I think we’ve entered a whole new realm with June since she turned one (this week!). Discipline. Now that she’s crawling and cruising at high speeds (well, pretty high for a baby anyway), she’s getting into all kinds of things. Current favorite activities include: unspooling the toilet paper, pulling on the refrigerator door, and splashing in the cats’ water dish.
I like to let her move freely in the apartment—it’s small, so I can always see her, and we’re pretty baby-proofed (stair gate, outlet covers, door latches)—but I also need to start telling her “no” at some point, right? At the moment, I say “No” calmly but firmly, and then I move her to another area so she, ideally, gets distracted.
That water bowl proves to be too much of a splish-splashy good time, though- -she races for it as soon as I put her down. I don’t want to begrudge her some summertime water fun, but I’ve got to keep her out of the cats’ eating area! I’ll find a way to rope it off, but the larger question is: Is she old enough to understand the word “no”? She certainly stops and looks my way when I say it, but then there’s a grin and she pays me no mind.
Is it too early for discipline? Time for me to start stepping in calmly but firmly? If anyone has tips, I’m all ears!

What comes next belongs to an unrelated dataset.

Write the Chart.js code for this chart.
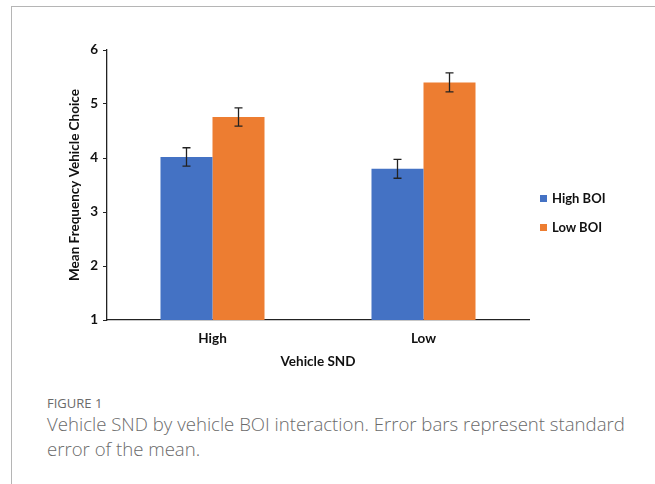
<!DOCTYPE html>
<html>
<head>
<meta charset="utf-8">
<script src="https://cdn.jsdelivr.net/npm/chart.js@4/dist/chart.umd.min.js"></script>
<style>
  html, body { margin: 0; padding: 0; background: #fff; }
  body { width: 655px; height: 484px; position: relative; overflow: hidden; }
  #frameTop { position: absolute; left: 11px; top: 6px; width: 644px; height: 0; border-top: 1.5px solid #b5b5b5; }
  #frameLeft { position: absolute; left: 11px; top: 6px; width: 0; height: 478px; border-left: 1.5px solid #b5b5b5; }
  #wrap { position: absolute; left: 0; top: 0; width: 655px; height: 380px; }
  .leg { position: absolute; font: bold 13px Lato, "Liberation Sans", sans-serif; color: #111; display: flex; align-items: center; height: 16px; }
  .leg span.sw { display: inline-block; width: 7px; height: 7px; margin-right: 5px; }
  #figlabel { position: absolute; left: 47px; top: 394px; font: 13px "Open Sans", sans-serif; color: #6a6a6a; }
  #caption { position: absolute; left: 47px; top: 411px; width: 595px; font: 300 18.6px/25px "Open Sans", sans-serif; color: #6a6a6a; }
</style>
</head>
<body>
<div id="frameTop"></div>
<div id="frameLeft"></div>
<div id="wrap"><canvas id="c" width="655" height="380"></canvas></div>
<div id="legend"></div>
<div id="figlabel">FIGURE 1</div>
<div id="caption">Vehicle SND by vehicle BOI interaction. Error bars represent standard error of the mean.</div>
<script>
const categories = ["High", "Low"];
const seriesNames = ["High BOI", "Low BOI"];
const highBOI = [4.02, 3.80];
const lowBOI = [4.76, 5.40];
const highBOIErr = [0.17, 0.175];
const lowBOIErr = [0.17, 0.175];
const yTicks = [1, 2, 3, 4, 5, 6];
const colors = ["#4472C4", "#ED7D31"];

const errors = [highBOIErr, lowBOIErr];

// HTML legend
const legendEl = document.getElementById('legend');
seriesNames.forEach((n, i) => {
  const d = document.createElement('div');
  d.className = 'leg';
  d.style.left = '540px';
  d.style.top = (190 + i * 29) + 'px';
  d.innerHTML = '<span class="sw" style="background:' + colors[i] + '"></span>' + n;
  legendEl.appendChild(d);
});

const errorBarPlugin = {
  id: 'errorBars',
  afterDatasetsDraw(chart) {
    const ctx = chart.ctx;
    const y = chart.scales.y;
    chart.data.datasets.forEach((ds, di) => {
      const meta = chart.getDatasetMeta(di);
      meta.data.forEach((bar, i) => {
        const v = ds.data[i], e = errors[di][i];
        const x = bar.x;
        const yt = y.getPixelForValue(v + e), yb = y.getPixelForValue(v - e);
        ctx.save();
        ctx.strokeStyle = '#222';
        ctx.lineWidth = 1.3;
        ctx.beginPath();
        ctx.moveTo(x, yt); ctx.lineTo(x, yb);
        ctx.moveTo(x - 4, yt); ctx.lineTo(x + 4, yt);
        ctx.moveTo(x - 4, yb); ctx.lineTo(x + 4, yb);
        ctx.stroke();
        ctx.restore();
      });
    });
  }
};

const tickFont = { family: "Lato, 'Liberation Sans', sans-serif", size: 13.5, weight: 'bold' };

new Chart(document.getElementById('c'), {
  type: 'bar',
  data: {
    labels: categories,
    datasets: [
      { label: seriesNames[0], data: highBOI, backgroundColor: colors[0], categoryPercentage: 0.493, barPercentage: 1.0 },
      { label: seriesNames[1], data: lowBOI, backgroundColor: colors[1], categoryPercentage: 0.493, barPercentage: 1.0 }
    ]
  },
  options: {
    responsive: false,
    animation: false,
    layout: { padding: { left: 62, top: 50, right: 126, bottom: 0 } },
    plugins: { legend: { display: false }, tooltip: { enabled: false } },
    scales: {
      x: {
        grid: { display: false, drawTicks: false },
        border: { display: true, color: '#222', width: 1.3 },
        ticks: { font: tickFont, color: '#111', padding: 11 },
        title: { display: true, text: 'Vehicle SND', font: tickFont, color: '#111', padding: { top: 4, bottom: 10 } },
        afterFit: s => { s.height = 60; }
      },
      y: {
        min: 1, max: 6,
        afterBuildTicks: s => { s.ticks = yTicks.map(v => ({ value: v })); },
        grid: { drawOnChartArea: false, drawTicks: true, tickLength: 4, color: '#222' },
        border: { display: true, color: '#222', width: 1.3 },
        ticks: { font: tickFont, color: '#111', padding: 5 },
        title: { display: true, text: 'Mean Frequency Vehicle Choice', font: tickFont, color: '#111', padding: { top: 5, bottom: 4 } },
        afterFit: s => { s.width = 45; }
      }
    }
  },
  plugins: [errorBarPlugin]
});
</script>
</body>
</html>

Miss June will be turning a year old at the end of this month. I can hardly believe it! I remember those first few days at home after she was born—how scared and in love and tired and hurt and overwhelmed and overjoyed and on-the-edge I felt.

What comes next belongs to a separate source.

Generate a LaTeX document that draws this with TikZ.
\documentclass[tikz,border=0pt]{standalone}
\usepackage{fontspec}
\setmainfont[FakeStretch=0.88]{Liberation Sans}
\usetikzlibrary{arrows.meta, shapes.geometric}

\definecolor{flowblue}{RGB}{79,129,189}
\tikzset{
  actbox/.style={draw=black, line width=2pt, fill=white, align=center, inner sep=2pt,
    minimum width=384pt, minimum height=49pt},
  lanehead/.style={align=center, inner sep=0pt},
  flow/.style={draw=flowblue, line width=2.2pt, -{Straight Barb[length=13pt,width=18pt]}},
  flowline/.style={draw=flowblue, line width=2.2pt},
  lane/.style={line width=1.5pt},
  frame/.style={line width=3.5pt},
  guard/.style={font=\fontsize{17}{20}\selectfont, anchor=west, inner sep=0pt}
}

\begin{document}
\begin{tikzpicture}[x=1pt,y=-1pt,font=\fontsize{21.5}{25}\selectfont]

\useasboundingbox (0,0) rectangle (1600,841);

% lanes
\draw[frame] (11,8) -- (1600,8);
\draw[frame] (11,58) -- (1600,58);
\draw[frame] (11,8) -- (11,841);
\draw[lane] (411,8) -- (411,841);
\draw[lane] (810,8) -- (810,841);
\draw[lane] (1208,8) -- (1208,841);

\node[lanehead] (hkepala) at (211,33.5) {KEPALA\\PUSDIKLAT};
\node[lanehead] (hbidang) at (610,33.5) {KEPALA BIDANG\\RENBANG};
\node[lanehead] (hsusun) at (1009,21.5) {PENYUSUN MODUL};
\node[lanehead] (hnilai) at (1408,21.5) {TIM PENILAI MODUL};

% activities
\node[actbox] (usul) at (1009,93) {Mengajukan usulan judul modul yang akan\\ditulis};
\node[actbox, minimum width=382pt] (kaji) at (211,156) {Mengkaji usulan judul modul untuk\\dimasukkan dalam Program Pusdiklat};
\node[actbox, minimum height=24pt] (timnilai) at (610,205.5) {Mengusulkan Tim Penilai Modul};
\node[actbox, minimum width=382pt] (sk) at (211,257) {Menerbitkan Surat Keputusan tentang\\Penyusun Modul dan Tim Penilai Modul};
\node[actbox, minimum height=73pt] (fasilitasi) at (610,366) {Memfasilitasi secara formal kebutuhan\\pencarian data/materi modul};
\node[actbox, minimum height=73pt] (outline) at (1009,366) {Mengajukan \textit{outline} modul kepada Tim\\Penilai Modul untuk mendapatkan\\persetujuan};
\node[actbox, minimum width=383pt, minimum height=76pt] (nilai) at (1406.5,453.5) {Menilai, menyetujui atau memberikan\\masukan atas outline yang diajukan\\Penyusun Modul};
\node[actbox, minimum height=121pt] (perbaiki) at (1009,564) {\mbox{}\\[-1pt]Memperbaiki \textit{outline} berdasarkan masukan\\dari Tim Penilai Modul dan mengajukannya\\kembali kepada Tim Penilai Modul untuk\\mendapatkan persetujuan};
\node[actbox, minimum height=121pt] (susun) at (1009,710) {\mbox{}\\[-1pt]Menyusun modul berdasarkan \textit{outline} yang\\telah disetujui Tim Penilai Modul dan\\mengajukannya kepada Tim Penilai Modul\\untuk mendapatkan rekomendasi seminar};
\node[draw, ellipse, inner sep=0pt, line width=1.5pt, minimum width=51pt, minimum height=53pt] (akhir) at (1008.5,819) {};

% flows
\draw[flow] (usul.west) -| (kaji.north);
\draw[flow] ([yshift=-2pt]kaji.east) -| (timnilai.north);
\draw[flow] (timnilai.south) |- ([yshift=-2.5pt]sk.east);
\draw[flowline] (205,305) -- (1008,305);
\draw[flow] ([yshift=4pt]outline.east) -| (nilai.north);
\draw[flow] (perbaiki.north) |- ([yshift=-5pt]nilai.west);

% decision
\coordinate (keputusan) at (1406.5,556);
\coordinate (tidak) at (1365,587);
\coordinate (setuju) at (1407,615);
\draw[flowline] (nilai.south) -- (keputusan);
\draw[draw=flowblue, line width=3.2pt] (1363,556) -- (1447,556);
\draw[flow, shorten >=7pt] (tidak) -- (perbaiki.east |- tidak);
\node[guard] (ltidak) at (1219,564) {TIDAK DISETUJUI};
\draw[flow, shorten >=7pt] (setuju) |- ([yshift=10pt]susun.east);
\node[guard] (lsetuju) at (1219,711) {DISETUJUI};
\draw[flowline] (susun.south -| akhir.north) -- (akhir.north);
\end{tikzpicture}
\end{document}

The daunting task of giving birth is well behind me, but now I have to face… the First Birthday Party. The expectations—from grandma and other mom friends and even co-workers—seem high. Too high, maybe, for a party that the guest of honor won’t remember. I mean, have you ever been to a first birthday party where the celebrated baby didn’t burst into tears at some point? The whole thing is overwhelming. Wrapping paper! Toys! Cake! Flashbulbs! Everyone is looking at you, kid.
We’re planning a backyard gathering, something simple. I’m thinking picnic blankets and cake and bubbles for everyone to play with. But… is that not enough?
I’d love to hear what others did for a first birthday. I want it to be low-key, enjoyable, and not too overwhelming for baby June. Any ideas?
We recently had a toy swap in our building, and there’s one toy that every parent seems to want to trade away. It’s a hard-bodied baby doll with eyes that close and movable limbs, and it comes with a bathtub and a feeding bottle. To be frank, this doll is freaky.
But… the babies seem to love it! They rush up to it, hugging it and placing it in its big pink bathtub, dragging it along the grass and “mommying” it with fervor. And I wonder: What’s the deal with babies and baby dolls? Do they see themselves in its creepy blue eyes? Are they imitating the mommy role because it’s one that’s very much a part of their daily experience?
I, for one, will be happy to get June a less horror-movie version of this baby doll—that’s the plan anyway. For now, we’ll share this kooky specimen with the other kids in the building, and they’ll fight to feed her and bathe her and hug her hard, plastic body.
So, does anyone have a doll recommendation? One that both the babies and the parents can love?